WHAT TO DO -
Skip all pictures. Write out the data below from its first line through the line that contains "import * as".

SUPPLIED DATA -
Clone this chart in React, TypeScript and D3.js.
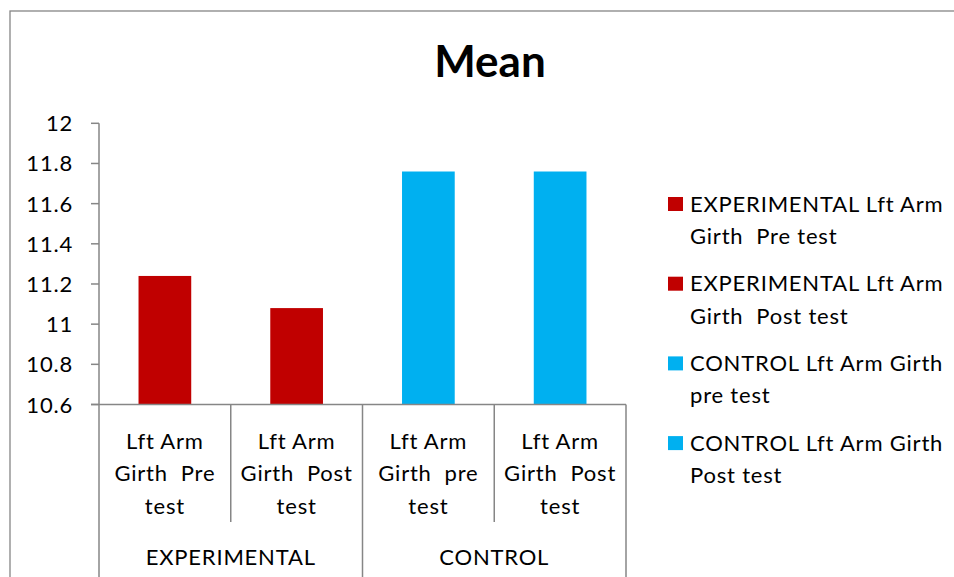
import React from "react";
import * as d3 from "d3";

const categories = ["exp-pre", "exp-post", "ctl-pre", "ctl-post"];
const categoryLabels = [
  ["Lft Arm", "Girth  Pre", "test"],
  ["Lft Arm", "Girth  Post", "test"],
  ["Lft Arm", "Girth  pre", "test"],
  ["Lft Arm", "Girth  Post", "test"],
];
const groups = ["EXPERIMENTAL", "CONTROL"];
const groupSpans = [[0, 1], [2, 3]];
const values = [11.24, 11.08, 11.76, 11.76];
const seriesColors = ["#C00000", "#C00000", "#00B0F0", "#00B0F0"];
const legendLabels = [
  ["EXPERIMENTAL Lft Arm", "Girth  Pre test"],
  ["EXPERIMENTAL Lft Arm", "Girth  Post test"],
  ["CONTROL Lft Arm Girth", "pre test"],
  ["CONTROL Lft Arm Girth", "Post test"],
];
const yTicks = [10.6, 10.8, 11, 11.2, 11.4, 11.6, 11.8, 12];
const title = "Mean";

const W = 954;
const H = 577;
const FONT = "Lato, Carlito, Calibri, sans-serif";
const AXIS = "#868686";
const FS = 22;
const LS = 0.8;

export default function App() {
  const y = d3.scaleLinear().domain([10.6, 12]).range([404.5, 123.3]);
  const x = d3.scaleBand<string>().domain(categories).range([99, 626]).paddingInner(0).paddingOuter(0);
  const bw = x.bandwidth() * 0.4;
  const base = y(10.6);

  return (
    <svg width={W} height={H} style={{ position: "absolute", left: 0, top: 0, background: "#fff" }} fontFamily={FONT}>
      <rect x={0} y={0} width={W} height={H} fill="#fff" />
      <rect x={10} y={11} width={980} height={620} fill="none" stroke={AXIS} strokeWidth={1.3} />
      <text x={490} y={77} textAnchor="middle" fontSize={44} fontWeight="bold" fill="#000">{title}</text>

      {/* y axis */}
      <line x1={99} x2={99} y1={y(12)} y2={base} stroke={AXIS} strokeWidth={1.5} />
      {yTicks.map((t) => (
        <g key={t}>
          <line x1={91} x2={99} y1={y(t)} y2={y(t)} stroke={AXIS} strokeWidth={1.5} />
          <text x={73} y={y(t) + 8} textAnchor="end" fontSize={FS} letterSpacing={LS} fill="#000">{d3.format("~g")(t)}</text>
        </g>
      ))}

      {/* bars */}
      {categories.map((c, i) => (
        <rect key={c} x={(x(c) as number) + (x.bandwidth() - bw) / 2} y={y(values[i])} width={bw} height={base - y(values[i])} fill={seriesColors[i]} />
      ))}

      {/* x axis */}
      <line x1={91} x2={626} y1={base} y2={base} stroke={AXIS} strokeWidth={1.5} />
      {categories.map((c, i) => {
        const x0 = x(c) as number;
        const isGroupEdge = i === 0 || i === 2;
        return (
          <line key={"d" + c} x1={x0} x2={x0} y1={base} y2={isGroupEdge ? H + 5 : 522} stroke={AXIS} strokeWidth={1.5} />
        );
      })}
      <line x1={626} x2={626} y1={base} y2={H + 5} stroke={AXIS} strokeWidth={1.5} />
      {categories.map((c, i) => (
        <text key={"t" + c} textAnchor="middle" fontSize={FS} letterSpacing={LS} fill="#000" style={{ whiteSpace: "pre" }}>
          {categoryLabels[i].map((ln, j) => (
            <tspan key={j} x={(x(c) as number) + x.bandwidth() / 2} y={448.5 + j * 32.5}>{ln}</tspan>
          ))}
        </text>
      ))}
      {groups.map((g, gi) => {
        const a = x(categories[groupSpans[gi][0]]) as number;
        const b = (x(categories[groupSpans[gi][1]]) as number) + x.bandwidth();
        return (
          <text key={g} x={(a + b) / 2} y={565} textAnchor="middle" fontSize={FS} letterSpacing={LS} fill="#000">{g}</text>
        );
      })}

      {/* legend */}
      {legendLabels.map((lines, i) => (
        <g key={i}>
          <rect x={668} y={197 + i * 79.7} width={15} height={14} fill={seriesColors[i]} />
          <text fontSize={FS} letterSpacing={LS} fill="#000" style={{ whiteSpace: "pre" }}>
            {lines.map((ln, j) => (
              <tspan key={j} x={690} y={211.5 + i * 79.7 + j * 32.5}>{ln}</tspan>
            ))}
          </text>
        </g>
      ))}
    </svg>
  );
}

EXERCISE RESULT -
Clone this chart in React, TypeScript and D3.js.
import React from "react";
import * as d3 from "d3";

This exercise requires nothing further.